### Task goal
Using the material below, repeat exactly the lines from the one with "Rebuild this chart" through the one with "import matplotlib.pyplot as plt", ends included, without any images.

(Stored items from a collection)
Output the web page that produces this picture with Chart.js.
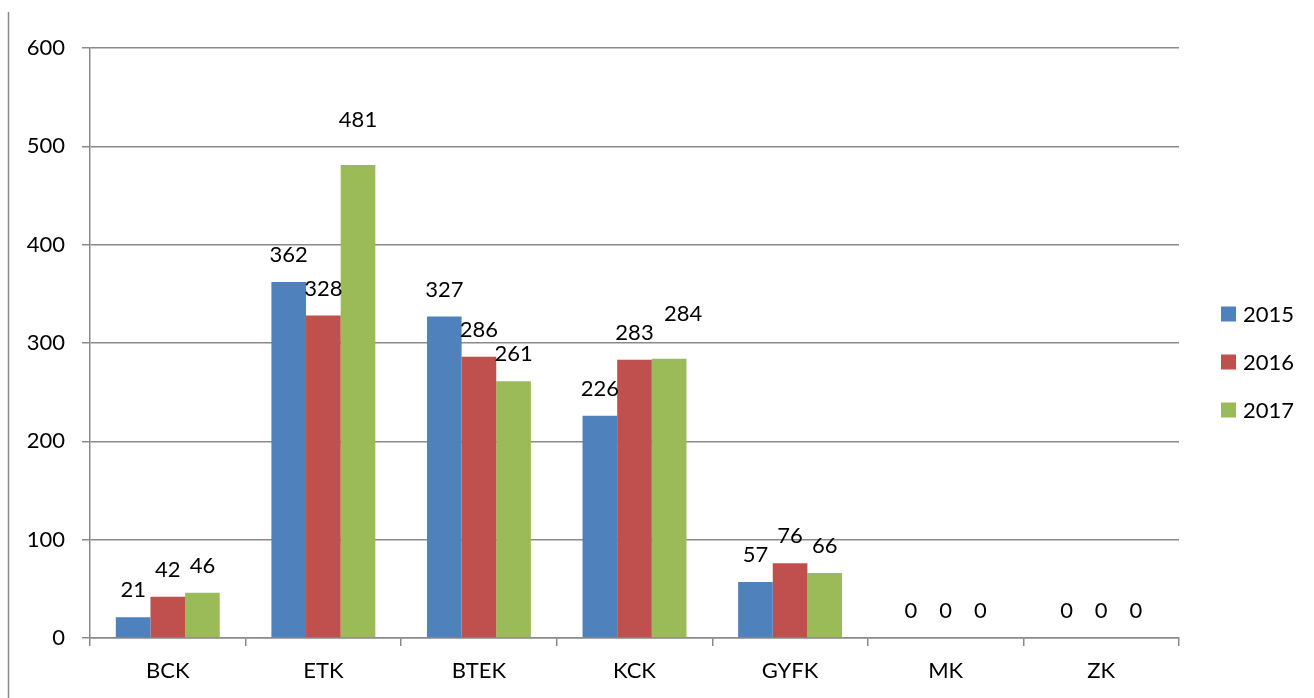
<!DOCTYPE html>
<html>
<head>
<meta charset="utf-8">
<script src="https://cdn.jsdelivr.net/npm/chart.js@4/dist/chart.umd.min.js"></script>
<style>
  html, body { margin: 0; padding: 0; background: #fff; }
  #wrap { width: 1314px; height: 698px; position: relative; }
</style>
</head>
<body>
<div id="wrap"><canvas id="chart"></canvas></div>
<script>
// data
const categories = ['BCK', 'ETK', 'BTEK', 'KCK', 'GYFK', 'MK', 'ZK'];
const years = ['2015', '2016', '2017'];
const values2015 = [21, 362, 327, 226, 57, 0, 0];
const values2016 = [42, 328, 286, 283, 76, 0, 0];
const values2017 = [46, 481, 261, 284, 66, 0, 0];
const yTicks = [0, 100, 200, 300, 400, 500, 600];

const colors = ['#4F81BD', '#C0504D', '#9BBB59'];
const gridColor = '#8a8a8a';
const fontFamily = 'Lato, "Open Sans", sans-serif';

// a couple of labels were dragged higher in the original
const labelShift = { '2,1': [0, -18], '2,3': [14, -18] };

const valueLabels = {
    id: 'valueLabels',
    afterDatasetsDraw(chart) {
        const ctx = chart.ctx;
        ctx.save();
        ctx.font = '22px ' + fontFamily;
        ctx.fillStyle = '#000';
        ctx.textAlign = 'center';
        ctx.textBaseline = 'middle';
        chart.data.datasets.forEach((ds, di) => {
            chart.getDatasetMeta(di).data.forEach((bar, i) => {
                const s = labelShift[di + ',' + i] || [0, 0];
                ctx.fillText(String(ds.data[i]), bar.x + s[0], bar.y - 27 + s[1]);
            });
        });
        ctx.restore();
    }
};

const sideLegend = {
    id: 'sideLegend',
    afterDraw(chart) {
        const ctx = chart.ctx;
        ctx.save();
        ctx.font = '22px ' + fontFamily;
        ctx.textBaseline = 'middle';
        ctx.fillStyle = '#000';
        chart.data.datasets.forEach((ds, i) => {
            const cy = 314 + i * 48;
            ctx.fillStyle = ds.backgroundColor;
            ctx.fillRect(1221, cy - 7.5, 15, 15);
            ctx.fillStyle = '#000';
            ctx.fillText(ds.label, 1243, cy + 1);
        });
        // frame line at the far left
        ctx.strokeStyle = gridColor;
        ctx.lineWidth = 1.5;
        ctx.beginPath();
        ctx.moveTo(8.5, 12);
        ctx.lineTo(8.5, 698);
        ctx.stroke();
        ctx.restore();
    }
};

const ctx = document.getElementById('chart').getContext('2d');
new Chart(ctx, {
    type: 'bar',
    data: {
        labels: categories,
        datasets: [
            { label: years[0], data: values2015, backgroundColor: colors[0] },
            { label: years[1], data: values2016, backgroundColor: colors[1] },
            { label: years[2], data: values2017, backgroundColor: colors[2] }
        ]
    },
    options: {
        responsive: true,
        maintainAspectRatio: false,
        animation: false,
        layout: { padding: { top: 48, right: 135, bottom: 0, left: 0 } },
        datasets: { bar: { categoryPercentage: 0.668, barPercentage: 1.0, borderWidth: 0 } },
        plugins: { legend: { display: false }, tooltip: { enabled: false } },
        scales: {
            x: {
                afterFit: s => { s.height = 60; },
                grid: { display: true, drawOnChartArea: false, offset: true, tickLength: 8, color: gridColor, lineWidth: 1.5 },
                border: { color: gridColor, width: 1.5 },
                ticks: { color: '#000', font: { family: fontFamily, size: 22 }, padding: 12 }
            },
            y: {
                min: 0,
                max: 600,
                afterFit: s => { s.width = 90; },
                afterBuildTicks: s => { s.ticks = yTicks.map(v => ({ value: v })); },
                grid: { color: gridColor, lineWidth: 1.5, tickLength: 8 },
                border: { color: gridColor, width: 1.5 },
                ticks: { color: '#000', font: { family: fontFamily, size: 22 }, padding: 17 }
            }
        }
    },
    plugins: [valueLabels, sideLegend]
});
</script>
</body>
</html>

--

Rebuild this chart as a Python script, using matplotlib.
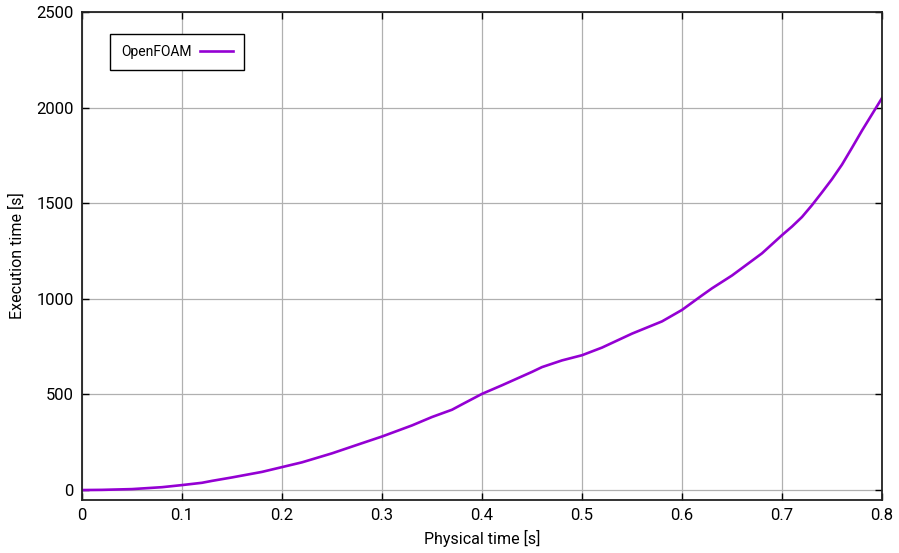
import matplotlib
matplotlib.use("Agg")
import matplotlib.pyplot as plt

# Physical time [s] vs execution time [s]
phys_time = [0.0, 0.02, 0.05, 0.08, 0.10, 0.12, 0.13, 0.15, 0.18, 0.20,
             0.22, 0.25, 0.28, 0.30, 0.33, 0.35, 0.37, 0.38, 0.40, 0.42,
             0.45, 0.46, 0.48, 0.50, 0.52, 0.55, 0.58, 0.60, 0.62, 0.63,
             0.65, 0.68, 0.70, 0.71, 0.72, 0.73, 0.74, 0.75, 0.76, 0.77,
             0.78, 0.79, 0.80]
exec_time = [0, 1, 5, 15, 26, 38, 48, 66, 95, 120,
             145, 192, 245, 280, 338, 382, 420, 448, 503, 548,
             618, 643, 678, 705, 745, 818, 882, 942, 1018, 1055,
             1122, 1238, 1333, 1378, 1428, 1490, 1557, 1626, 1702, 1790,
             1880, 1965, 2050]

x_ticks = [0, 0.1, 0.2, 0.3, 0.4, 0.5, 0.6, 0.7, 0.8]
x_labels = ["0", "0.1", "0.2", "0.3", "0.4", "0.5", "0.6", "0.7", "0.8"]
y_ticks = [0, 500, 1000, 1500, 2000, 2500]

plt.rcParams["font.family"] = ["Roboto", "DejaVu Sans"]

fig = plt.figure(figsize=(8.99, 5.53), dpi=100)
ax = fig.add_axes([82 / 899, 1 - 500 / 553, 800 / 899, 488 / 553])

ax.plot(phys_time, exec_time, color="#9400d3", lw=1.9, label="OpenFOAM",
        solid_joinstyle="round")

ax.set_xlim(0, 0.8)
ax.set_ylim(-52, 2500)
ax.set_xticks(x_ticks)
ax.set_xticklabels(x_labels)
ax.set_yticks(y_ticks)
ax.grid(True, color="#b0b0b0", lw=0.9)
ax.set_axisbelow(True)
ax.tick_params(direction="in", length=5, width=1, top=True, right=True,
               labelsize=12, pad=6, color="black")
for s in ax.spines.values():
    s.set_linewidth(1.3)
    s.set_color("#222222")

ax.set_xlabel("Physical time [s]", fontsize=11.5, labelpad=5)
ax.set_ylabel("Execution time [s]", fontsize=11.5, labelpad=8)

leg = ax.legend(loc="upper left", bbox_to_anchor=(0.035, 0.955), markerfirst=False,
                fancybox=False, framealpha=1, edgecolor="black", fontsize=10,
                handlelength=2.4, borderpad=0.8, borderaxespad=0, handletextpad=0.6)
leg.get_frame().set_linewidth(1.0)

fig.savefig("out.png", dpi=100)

==

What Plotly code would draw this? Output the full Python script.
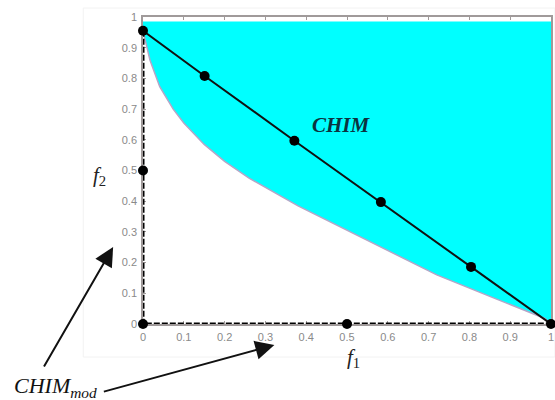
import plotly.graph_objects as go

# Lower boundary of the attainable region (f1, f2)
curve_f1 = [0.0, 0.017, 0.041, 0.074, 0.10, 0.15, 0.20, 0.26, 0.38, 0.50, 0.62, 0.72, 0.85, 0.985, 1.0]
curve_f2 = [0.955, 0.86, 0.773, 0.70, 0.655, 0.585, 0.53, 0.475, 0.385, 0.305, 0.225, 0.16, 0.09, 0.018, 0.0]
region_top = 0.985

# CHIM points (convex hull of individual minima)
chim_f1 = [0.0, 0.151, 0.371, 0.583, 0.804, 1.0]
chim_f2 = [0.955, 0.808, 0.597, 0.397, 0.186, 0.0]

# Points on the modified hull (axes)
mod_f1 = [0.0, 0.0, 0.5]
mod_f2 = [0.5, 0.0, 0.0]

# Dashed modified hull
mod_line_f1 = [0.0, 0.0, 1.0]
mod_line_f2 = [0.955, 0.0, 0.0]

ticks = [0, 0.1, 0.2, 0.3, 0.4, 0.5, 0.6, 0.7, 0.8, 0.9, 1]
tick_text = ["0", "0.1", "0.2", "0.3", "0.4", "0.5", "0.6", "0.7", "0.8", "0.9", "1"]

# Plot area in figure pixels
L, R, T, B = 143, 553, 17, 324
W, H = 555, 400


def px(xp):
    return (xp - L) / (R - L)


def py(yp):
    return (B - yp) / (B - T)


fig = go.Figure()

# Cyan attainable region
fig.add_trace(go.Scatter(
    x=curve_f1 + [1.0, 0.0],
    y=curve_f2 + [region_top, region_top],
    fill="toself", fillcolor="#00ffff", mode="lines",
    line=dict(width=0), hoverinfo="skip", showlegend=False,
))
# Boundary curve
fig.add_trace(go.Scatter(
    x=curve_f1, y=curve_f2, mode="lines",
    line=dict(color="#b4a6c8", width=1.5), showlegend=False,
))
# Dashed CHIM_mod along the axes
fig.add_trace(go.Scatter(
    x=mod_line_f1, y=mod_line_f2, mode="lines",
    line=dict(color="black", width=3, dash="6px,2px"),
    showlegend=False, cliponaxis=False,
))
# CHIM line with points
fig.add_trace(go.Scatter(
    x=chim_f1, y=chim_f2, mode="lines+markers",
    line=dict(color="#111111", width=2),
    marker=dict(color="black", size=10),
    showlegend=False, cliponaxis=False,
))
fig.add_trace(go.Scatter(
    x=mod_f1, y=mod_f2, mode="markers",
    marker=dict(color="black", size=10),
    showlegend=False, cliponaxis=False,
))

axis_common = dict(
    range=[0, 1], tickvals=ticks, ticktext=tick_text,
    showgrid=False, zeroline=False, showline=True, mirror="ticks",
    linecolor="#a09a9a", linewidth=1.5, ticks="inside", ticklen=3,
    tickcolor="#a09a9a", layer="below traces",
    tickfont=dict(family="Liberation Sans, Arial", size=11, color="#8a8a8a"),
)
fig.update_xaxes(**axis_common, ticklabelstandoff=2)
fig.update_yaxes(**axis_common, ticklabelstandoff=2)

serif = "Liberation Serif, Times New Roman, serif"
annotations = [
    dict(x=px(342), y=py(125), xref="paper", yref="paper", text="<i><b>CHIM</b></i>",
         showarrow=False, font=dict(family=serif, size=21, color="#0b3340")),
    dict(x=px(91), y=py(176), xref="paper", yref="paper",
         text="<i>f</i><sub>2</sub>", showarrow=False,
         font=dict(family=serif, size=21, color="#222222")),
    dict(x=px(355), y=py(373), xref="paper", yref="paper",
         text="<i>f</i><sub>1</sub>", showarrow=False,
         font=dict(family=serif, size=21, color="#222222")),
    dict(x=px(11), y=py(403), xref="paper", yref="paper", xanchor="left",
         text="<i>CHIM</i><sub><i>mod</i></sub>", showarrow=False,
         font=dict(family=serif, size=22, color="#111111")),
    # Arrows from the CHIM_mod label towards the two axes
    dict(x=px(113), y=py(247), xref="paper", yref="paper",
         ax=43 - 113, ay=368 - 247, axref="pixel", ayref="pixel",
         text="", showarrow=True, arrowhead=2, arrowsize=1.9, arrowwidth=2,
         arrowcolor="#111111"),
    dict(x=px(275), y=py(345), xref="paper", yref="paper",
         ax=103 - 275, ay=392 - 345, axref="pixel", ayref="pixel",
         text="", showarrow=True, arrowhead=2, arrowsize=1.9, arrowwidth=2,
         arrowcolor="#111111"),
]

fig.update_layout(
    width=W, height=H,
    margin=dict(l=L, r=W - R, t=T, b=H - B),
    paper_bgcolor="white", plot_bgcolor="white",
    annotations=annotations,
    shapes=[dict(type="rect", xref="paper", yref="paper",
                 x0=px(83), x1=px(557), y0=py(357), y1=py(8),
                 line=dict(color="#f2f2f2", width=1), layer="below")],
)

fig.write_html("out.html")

### Correct result
Rebuild this chart as a Python script, using matplotlib.
import matplotlib
matplotlib.use("Agg")
import matplotlib.pyplot as plt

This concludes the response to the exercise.